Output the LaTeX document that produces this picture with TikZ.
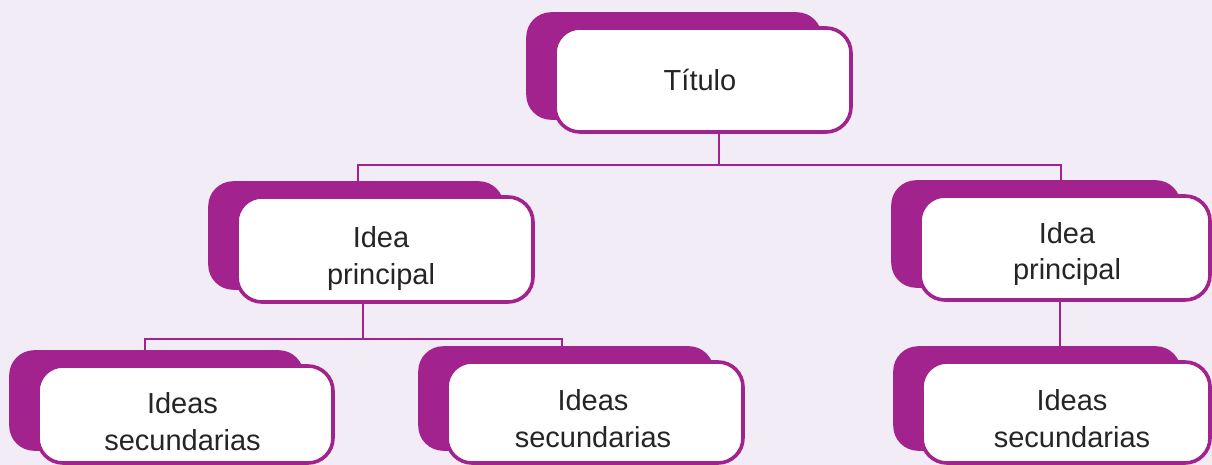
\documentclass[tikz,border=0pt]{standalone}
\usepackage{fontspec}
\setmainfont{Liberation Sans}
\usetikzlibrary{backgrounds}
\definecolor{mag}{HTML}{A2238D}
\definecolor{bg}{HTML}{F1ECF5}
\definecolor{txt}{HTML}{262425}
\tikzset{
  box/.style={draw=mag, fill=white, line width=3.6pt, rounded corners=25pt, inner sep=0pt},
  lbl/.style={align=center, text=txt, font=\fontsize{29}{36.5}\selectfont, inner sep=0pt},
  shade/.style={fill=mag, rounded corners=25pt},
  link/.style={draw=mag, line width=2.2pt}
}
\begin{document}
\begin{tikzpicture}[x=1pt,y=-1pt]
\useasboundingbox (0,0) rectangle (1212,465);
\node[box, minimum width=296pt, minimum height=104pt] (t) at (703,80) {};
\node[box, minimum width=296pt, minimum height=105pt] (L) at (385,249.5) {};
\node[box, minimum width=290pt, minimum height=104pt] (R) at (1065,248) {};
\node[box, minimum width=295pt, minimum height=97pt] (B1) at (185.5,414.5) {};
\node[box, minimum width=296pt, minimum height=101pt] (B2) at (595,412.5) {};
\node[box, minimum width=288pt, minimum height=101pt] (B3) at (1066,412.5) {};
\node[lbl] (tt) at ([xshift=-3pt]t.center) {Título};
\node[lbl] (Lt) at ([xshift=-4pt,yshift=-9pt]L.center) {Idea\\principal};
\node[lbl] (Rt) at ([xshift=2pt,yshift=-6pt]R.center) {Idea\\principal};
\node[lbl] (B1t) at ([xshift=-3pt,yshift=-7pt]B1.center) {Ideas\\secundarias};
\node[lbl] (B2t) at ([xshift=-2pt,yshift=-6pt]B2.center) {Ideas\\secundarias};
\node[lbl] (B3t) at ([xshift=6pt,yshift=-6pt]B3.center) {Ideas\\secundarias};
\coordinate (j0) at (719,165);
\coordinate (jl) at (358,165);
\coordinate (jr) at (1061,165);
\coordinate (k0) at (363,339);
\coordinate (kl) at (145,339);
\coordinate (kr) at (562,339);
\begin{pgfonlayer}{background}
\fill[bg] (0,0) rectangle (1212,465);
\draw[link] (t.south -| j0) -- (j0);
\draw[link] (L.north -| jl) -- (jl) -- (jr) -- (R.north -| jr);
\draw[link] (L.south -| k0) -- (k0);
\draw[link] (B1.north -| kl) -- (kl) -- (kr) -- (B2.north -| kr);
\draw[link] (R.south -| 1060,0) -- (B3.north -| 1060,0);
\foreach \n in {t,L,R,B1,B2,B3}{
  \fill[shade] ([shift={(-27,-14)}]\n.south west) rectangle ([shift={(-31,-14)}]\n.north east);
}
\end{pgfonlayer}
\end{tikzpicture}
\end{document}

TASK TO CARRY OUT = Leave out the pictures and transcribe everything else exactly.

RESPONSE =
Output the LaTeX document that produces this picture with TikZ.
\documentclass[tikz,border=0pt]{standalone}
\usepackage{fontspec}
\setmainfont{Liberation Sans}
\usetikzlibrary{backgrounds}
\definecolor{mag}{HTML}{A2238D}
\definecolor{bg}{HTML}{F1ECF5}
\definecolor{txt}{HTML}{262425}
\tikzset{
  box/.style={draw=mag, fill=white, line width=3.6pt, rounded corners=25pt, inner sep=0pt},
  lbl/.style={align=center, text=txt, font=\fontsize{29}{36.5}\selectfont, inner sep=0pt},
  shade/.style={fill=mag, rounded corners=25pt},
  link/.style={draw=mag, line width=2.2pt}
}
\begin{document}
\begin{tikzpicture}[x=1pt,y=-1pt]
\useasboundingbox (0,0) rectangle (1212,465);
\node[box, minimum width=296pt, minimum height=104pt] (t) at (703,80) {};
\node[box, minimum width=296pt, minimum height=105pt] (L) at (385,249.5) {};
\node[box, minimum width=290pt, minimum height=104pt] (R) at (1065,248) {};
\node[box, minimum width=295pt, minimum height=97pt] (B1) at (185.5,414.5) {};
\node[box, minimum width=296pt, minimum height=101pt] (B2) at (595,412.5) {};
\node[box, minimum width=288pt, minimum height=101pt] (B3) at (1066,412.5) {};
\node[lbl] (tt) at ([xshift=-3pt]t.center) {Título};
\node[lbl] (Lt) at ([xshift=-4pt,yshift=-9pt]L.center) {Idea\\principal};
\node[lbl] (Rt) at ([xshift=2pt,yshift=-6pt]R.center) {Idea\\principal};
\node[lbl] (B1t) at ([xshift=-3pt,yshift=-7pt]B1.center) {Ideas\\secundarias};
\node[lbl] (B2t) at ([xshift=-2pt,yshift=-6pt]B2.center) {Ideas\\secundarias};
\node[lbl] (B3t) at ([xshift=6pt,yshift=-6pt]B3.center) {Ideas\\secundarias};
\coordinate (j0) at (719,165);
\coordinate (jl) at (358,165);
\coordinate (jr) at (1061,165);
\coordinate (k0) at (363,339);
\coordinate (kl) at (145,339);
\coordinate (kr) at (562,339);
\begin{pgfonlayer}{background}
\fill[bg] (0,0) rectangle (1212,465);
\draw[link] (t.south -| j0) -- (j0);
\draw[link] (L.north -| jl) -- (jl) -- (jr) -- (R.north -| jr);
\draw[link] (L.south -| k0) -- (k0);
\draw[link] (B1.north -| kl) -- (kl) -- (kr) -- (B2.north -| kr);
\draw[link] (R.south -| 1060,0) -- (B3.north -| 1060,0);
\foreach \n in {t,L,R,B1,B2,B3}{
  \fill[shade] ([shift={(-27,-14)}]\n.south west) rectangle ([shift={(-31,-14)}]\n.north east);
}
\end{pgfonlayer}
\end{tikzpicture}
\end{document}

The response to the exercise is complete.